I was back in the office on Wednesday. Barbara kindly joined me to help clean out my desk since I was still feeling tender.
When the time came I bid goodbye to some of my co-workers, and as we started to carry out a couple of boxes full of my desk detritus – family photos, old postcards, travel sections I wanted to keep, etc. – something happened that I totally didn’t expect (and doubt that I deserved): My newsroom colleagues started applauding. It started in one corner and spread across the room as we walked, until it was almost overwhelming.

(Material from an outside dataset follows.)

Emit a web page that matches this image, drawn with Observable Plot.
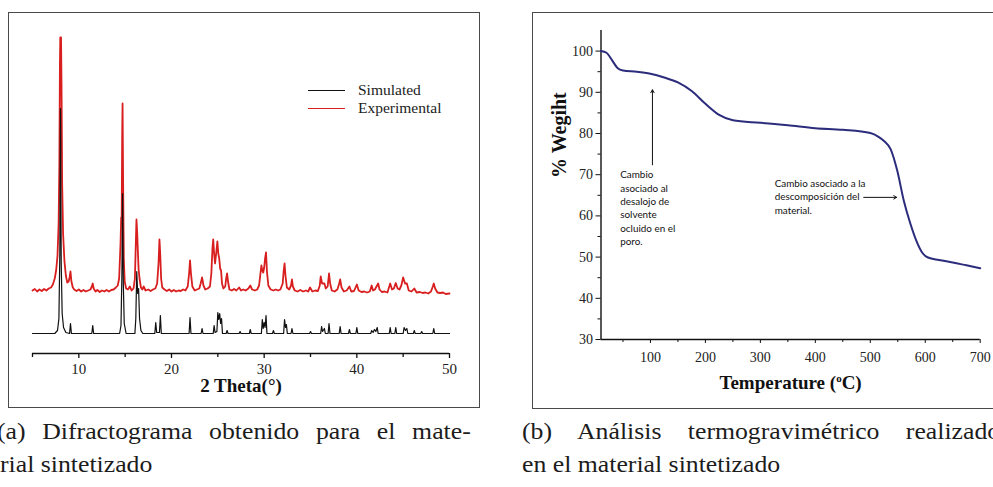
<!DOCTYPE html>
<html><head><meta charset="utf-8">
<script src="https://cdn.jsdelivr.net/npm/d3@7"></script>
<script src="https://cdn.jsdelivr.net/npm/@observablehq/plot@0.6"></script>
<style>
body{margin:0;background:#fff;}
#page{position:relative;width:993px;height:487px;overflow:hidden;background:#fff;}
.frame{position:absolute;border:1.5px solid #4a4a4a;box-sizing:border-box;}
.chart{position:absolute;top:0;}
.cap{position:absolute;font-family:"Liberation Serif",serif;font-size:23px;line-height:23px;color:#1c1c1c;white-space:nowrap;transform:scaleX(1.12);transform-origin:0 0;}
.just{text-align:justify;text-align-last:justify;white-space:normal;}
.leg{position:absolute;font-family:"Liberation Serif",serif;font-size:15.5px;color:#222;line-height:16px;}
.leg span.ln{position:absolute;left:0;top:8px;width:37px;height:0;border-top:1.5px solid;}
.leg span.tx{position:absolute;left:50px;top:0;white-space:nowrap;}
</style></head><body>
<div id="page">
  <div class="frame" style="left:8px;top:12px;width:472px;height:396px;"></div>
  <div class="frame" style="left:532px;top:12px;width:480px;height:397px;"></div>
  <div id="xrd" class="chart" style="left:0;"></div>
  <div id="tga" class="chart" style="left:520px;"></div>
  <div id="legend"></div>
  <div class="cap just" style="left:-3px;top:420px;width:423px;">(a) Difractograma obtenido para el mate-</div>
  <div class="cap" style="left:0px;top:453px;">rial sintetizado</div>
  <div class="cap just" style="left:522px;top:420px;width:427px;">(b) Análisis termogravimétrico realizado</div>
  <div class="cap" style="left:522px;top:453px;">en el material sintetizado</div>
</div>
<script>
// ---------- (a) XRD data: [2θ (°), intensity (a.u.)] ----------
const seriesNames = ["Simulated", "Experimental"];
const seriesColors = ["#111111", "#d81e1e"];
const xrdTicks = [10, 20, 30, 40, 50];
const xrdMinorTicks = [5, 15, 25, 35, 45];

const simulated = [[5,0],[7.4,0],[7.7,3],[7.85,15],[7.95,80],[8.02,225],[8.1,70],[8.2,20],[8.35,6],[8.6,1],[9.0,0],[9.1,10],[9.2,0],
[11.4,0],[11.5,8],[11.6,0],[14.4,0],[14.55,8],[14.65,60],[14.72,140],[14.8,50],[14.9,10],[15.1,0],[16.05,0],[16.15,15],[16.25,62],[16.35,40],[16.45,45],[16.55,15],[16.7,3],[16.9,0],
[18.2,0],[18.3,11],[18.4,1],[18.7,1],[18.8,18],[18.9,0],[21.9,0],[22.0,16],[22.1,0],[23.2,0],[23.3,5],[23.4,0],[24.5,0],[24.6,8],[24.7,1],[24.9,2],[25.0,21],[25.1,14],[25.2,20],[25.3,10],[25.4,15],[25.5,0],
[25.9,0],[26.0,3],[26.1,0],[27.3,0],[27.4,2],[27.5,0],[28.4,0],[28.5,4],[28.6,0],[29.7,0],[29.8,14],[29.9,5],[30.0,11],[30.1,6],[30.2,18],[30.3,0],[30.9,0],[31.0,3],[31.1,0],
[32.1,0],[32.2,14],[32.3,6],[32.4,9],[32.5,0],[32.9,0],[33.0,5],[33.1,0],[34.9,0],[35.0,2],[35.1,0],[36.1,0],[36.2,7],[36.3,2],[36.5,5],[36.6,0],[36.9,0],[37.0,10],[37.1,0],
[38.1,0],[38.2,7],[38.3,0],[39.1,0],[39.2,4],[39.3,0],[39.9,0],[40.0,6],[40.1,0],[41.5,0],[41.6,3],[41.75,1],[41.9,4],[42.05,2],[42.2,6],[42.3,0],[43.5,0],[43.6,6],[43.7,0],
[44.1,0],[44.2,6],[44.3,0],[45.0,0],[45.1,6],[45.25,3],[45.4,5],[45.5,0],[46.1,0],[46.2,3],[46.3,0],[46.9,0],[47.0,2],[47.1,0],[48.2,0],[48.3,5],[48.4,0],[50,0]];

const experimental = [[5.0,43],[5.25,44.5],[5.5,42],[5.75,44],[6.0,42.5],[6.25,44.5],[6.5,43],[6.75,45],[7.0,46],[7.2,49],[7.4,55],[7.55,63],[7.7,78],[7.82,110],[7.9,170],[7.96,270],[8.0,296],[8.08,296],[8.13,250],[8.2,150],[8.3,100],[8.45,72],[8.6,58],[8.75,51],[8.9,52],[9.0,56],[9.1,62],[9.2,52],[9.35,46],[9.5,44],[9.75,42.5],
[10.0,44],[10.25,42],[10.5,43.5],[10.75,42],[11.0,43],[11.25,44],[11.4,47],[11.5,50],[11.6,45],[11.8,42],[12.0,43.5],[12.25,41.5],[12.5,43],[12.75,42],[13.0,43.5],[13.25,42],[13.5,43.5],[13.75,44],[14.0,46],[14.2,48],[14.35,55],[14.5,90],[14.57,116],[14.62,110],[14.68,200],[14.72,230],[14.78,150],[14.85,75],[14.95,52],
[15.1,45],[15.3,44],[15.5,47],[15.7,43],[15.9,45],[16.05,55],[16.15,90],[16.22,114],[16.3,100],[16.38,80],[16.45,64],[16.55,55],[16.7,46],[16.85,44],[17.0,47],[17.2,43],[17.5,44],[17.75,42.5],[18.0,44],[18.25,45],[18.45,50],[18.6,70],[18.7,94],[18.78,80],[18.88,55],[19.0,46],[19.25,44],[19.5,42.5],[19.75,44],
[20.0,42],[20.25,43.5],[20.5,42],[20.75,43],[21.0,42.5],[21.25,44],[21.5,43],[21.75,47],[21.9,60],[22.0,73],[22.1,60],[22.25,47],[22.5,43],[22.75,44],[23.0,45],[23.15,50],[23.3,56],[23.45,48],[23.65,44],[23.9,45],[24.15,47],[24.3,60],[24.42,85],[24.5,94],[24.6,80],[24.7,70],[24.82,80],[24.95,92],[25.05,80],[25.15,75],[25.25,65],[25.35,63],[25.45,50],[25.6,45],[25.8,47],[25.9,55],[26.0,60],[26.1,52],[26.25,44],[26.5,43],[26.75,44.5],
[27.0,43],[27.3,46],[27.5,43],[27.75,44],[28.0,43],[28.3,45],[28.5,48],[28.7,44],[29.0,43],[29.25,44],[29.45,48],[29.6,60],[29.7,68],[29.8,63],[29.9,61],[30.0,66],[30.1,75],[30.2,81],[30.3,62],[30.45,48],[30.7,44],[31.0,43],[31.25,44],[31.5,43],[31.75,44],[32.0,50],[32.1,62],[32.2,70],[32.3,58],[32.45,46],[32.7,44],[32.9,48],[33.0,54],[33.1,47],[33.3,43],[33.6,42],[33.9,43.5],
[34.2,42],[34.5,43],[34.75,42],[34.95,46],[35.2,42],[35.5,43],[35.8,42.5],[36.0,48],[36.1,57],[36.25,50],[36.5,50],[36.65,45],[36.85,47],[37.0,60],[37.12,50],[37.3,43],[37.6,42],[37.9,44],[38.1,50],[38.2,54],[38.35,46],[38.6,42],[38.9,43],[39.2,47],[39.4,42],[39.7,42.5],
[40.0,49],[40.2,43],[40.5,41.5],[40.8,42],[41.1,41],[41.4,42],[41.6,48],[41.75,43],[41.95,44],[42.3,50],[42.45,44],[42.7,41.5],[43.0,42],[43.3,41],[43.6,50],[43.8,44],[44.0,45],[44.2,50.5],[44.4,45],[44.6,44],[44.8,48],[45.0,56],[45.2,50],[45.4,50],[45.6,43],[45.9,42],
[46.2,45],[46.45,41],[46.8,41.5],[47.1,40.5],[47.4,41],[47.7,40],[48.0,42],[48.2,47],[48.3,50],[48.45,45],[48.7,41],[49.0,40.5],[49.3,41],[49.6,39.5],[50.0,40]];

// ---------- (b) TGA data ----------
const temperature = [10, 20, 30, 40, 50, 75, 100, 125, 150, 175, 200, 225, 250, 300, 350, 400, 450, 500, 515, 525, 537, 549, 561, 573, 585, 595, 605, 625, 650, 675, 700];
const weight      = [100, 99.6, 97.8, 95.9, 95.3, 95.0, 94.5, 93.6, 92.4, 90.3, 87.2, 84.5, 83.2, 82.6, 82.0, 81.3, 80.9, 80.1, 79.2, 78.2, 76.2, 71.0, 63.7, 58.1, 53.6, 51.0, 49.9, 49.3, 48.7, 48.0, 47.3];
const tgaXTicks = [100, 200, 300, 400, 500, 600, 700];
const tgaXMinor = [50, 150, 250, 350, 450, 550, 650];
const tgaYTicks = [30, 40, 50, 60, 70, 80, 90, 100];
const tgaYMinor = [35, 45, 55, 65, 75, 85, 95];
const notes = [
  {x: 45, y: 71.5, text: "Cambio\nasociado al\ndesalojo de\nsolvente\nocluido en el\nporo."},
  {x: 326, y: 69.4, text: "Cambio asociado a la\ndescomposición del\nmaterial."}
];
const noteArrows = [
  {x1: 103.6, y1: 72.4, x2: 103.6, y2: 90.6},
  {x1: 488, y1: 64.5, x2: 548, y2: 64.5}
];

const serif = "'Liberation Serif', 'Times New Roman', serif";
const tga = temperature.map((t, i) => ({t, w: weight[i]}));

// ---------- chart (a) ----------
const xrd = Plot.plot({
  width: 480, height: 410,
  marginLeft: 32, marginRight: 31, marginTop: 20, marginBottom: 57,
  style: {background: "transparent", fontFamily: serif, color: "#222"},
  x: {domain: [5, 50]},
  y: {domain: [-20, 313], axis: null},
  marks: [
    Plot.ruleY([-20], {stroke: "#111", strokeWidth: 1.6}),
    Plot.axisX({ticks: xrdTicks, tickSize: 5, tickPadding: 5, fontSize: 15, fontFamily: serif, label: null, stroke: "#111", strokeWidth: 1.3}),
    Plot.axisX({ticks: xrdMinorTicks, tickSize: 4, tickFormat: () => "", label: null, stroke: "#111", strokeWidth: 1.3}),
    Plot.line(experimental, {x: d => d[0], y: d => d[1], stroke: seriesColors[1], strokeWidth: 1.8}),
    Plot.line(simulated, {x: d => d[0], y: d => d[1], stroke: seriesColors[0], strokeWidth: 1.2}),
    Plot.text(["2 Theta(°)"], {frameAnchor: "bottom", dy: 38, fontSize: 19, fontWeight: "bold", fontFamily: serif, fill: "#111"})
  ]
});
document.getElementById("xrd").appendChild(xrd);

// legend
const leg = document.getElementById("legend");
seriesNames.forEach((name, i) => {
  const d = document.createElement("div");
  d.className = "leg";
  d.style.left = "308px";
  d.style.top = (82 + i * 18) + "px";
  d.style.width = "160px"; d.style.height = "18px";
  d.innerHTML = `<span class="ln" style="border-color:${seriesColors[i]}"></span><span class="tx">${name}</span>`;
  leg.appendChild(d);
});

// ---------- chart (b) ----------
const tgaChart = Plot.plot({
  width: 473, height: 410,
  marginLeft: 80.5, marginRight: 13.3, marginTop: 30, marginBottom: 71,
  style: {background: "transparent", fontFamily: serif, color: "#222"},
  x: {domain: [10, 700]},
  y: {domain: [30, 105]},
  marks: [
    Plot.ruleX([10], {stroke: "#111", strokeWidth: 1.4}),
    Plot.ruleY([30], {stroke: "#111", strokeWidth: 1.4}),
    Plot.axisY({ticks: tgaYTicks, tickSize: 5, tickPadding: 3, fontSize: 14, fontFamily: serif, label: null, stroke: "#111"}),
    Plot.axisY({ticks: tgaYMinor, tickSize: 3, tickFormat: () => "", label: null, stroke: "#111"}),
    Plot.axisX({ticks: tgaXTicks, tickSize: 4, tickPadding: 9, fontSize: 14, fontFamily: serif, label: null, stroke: "#111"}),
    Plot.axisX({ticks: tgaXMinor, tickSize: 3, tickFormat: () => "", label: null, stroke: "#111"}),
    Plot.line(tga, {x: "t", y: "w", stroke: "#2c2c7c", strokeWidth: 2, curve: "monotone-x"}),
    Plot.arrow(noteArrows, {x1: "x1", y1: "y1", x2: "x2", y2: "y2", stroke: "#111", strokeWidth: 1, headLength: 5, bend: 0}),
    Plot.text(notes, {x: "x", y: "y", text: "text", textAnchor: "start", lineAnchor: "top", lineHeight: 1.36, fontSize: 9.9, fontFamily: "Lato, sans-serif", fill: "#111"}),
    Plot.text(["% Wegiht"], {frameAnchor: "left", dx: -41, dy: -7, rotate: -90, fontSize: 20, fontWeight: "bold", fontFamily: serif, fill: "#111"}),
    Plot.text(["Temperature (oC)"], {frameAnchor: "bottom", dy: 49, fontSize: 19, fontWeight: "bold", fontFamily: serif, fill: "#111"})
  ]
});
// superscript "o" in the temperature title
tgaChart.querySelectorAll("text").forEach(t => {
  if (t.textContent === "Temperature (oC)") {
    t.textContent = "";
    const ns = "http://www.w3.org/2000/svg";
    const a = document.createElementNS(ns, "tspan"); a.textContent = "Temperature (";
    const b = document.createElementNS(ns, "tspan"); b.textContent = "o"; b.setAttribute("font-size", "11"); b.setAttribute("dy", "-7");
    const c = document.createElementNS(ns, "tspan"); c.textContent = "C)"; c.setAttribute("dy", "7");
    t.append(a, b, c);
  }
});
document.getElementById("tga").appendChild(tgaChart);
</script>
</body></html>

I looked around at the many smiling faces. Maybe they were glad to see me go, my wife joked. But I knew the truth: They’re just nice and decent people. That’s the Seattle Times way, and I was honored and touched by the gesture of camaraderie. It reminded me that ditching the office has its tradeoffs, because I no longer have that roomful of good people watching my back — not just professionally, but emotionally as well.
Now it’s Friday, a beautiful, sunny spring morning at Shilshole Marina and it feels like the real first day of our new life.
For the next couple weeks we’ll be clearing out the sailboat for daughter Lillian to move aboard, and getting many other ducks in a row (have you ever tried herding ducks?). Next stop: the San Juans.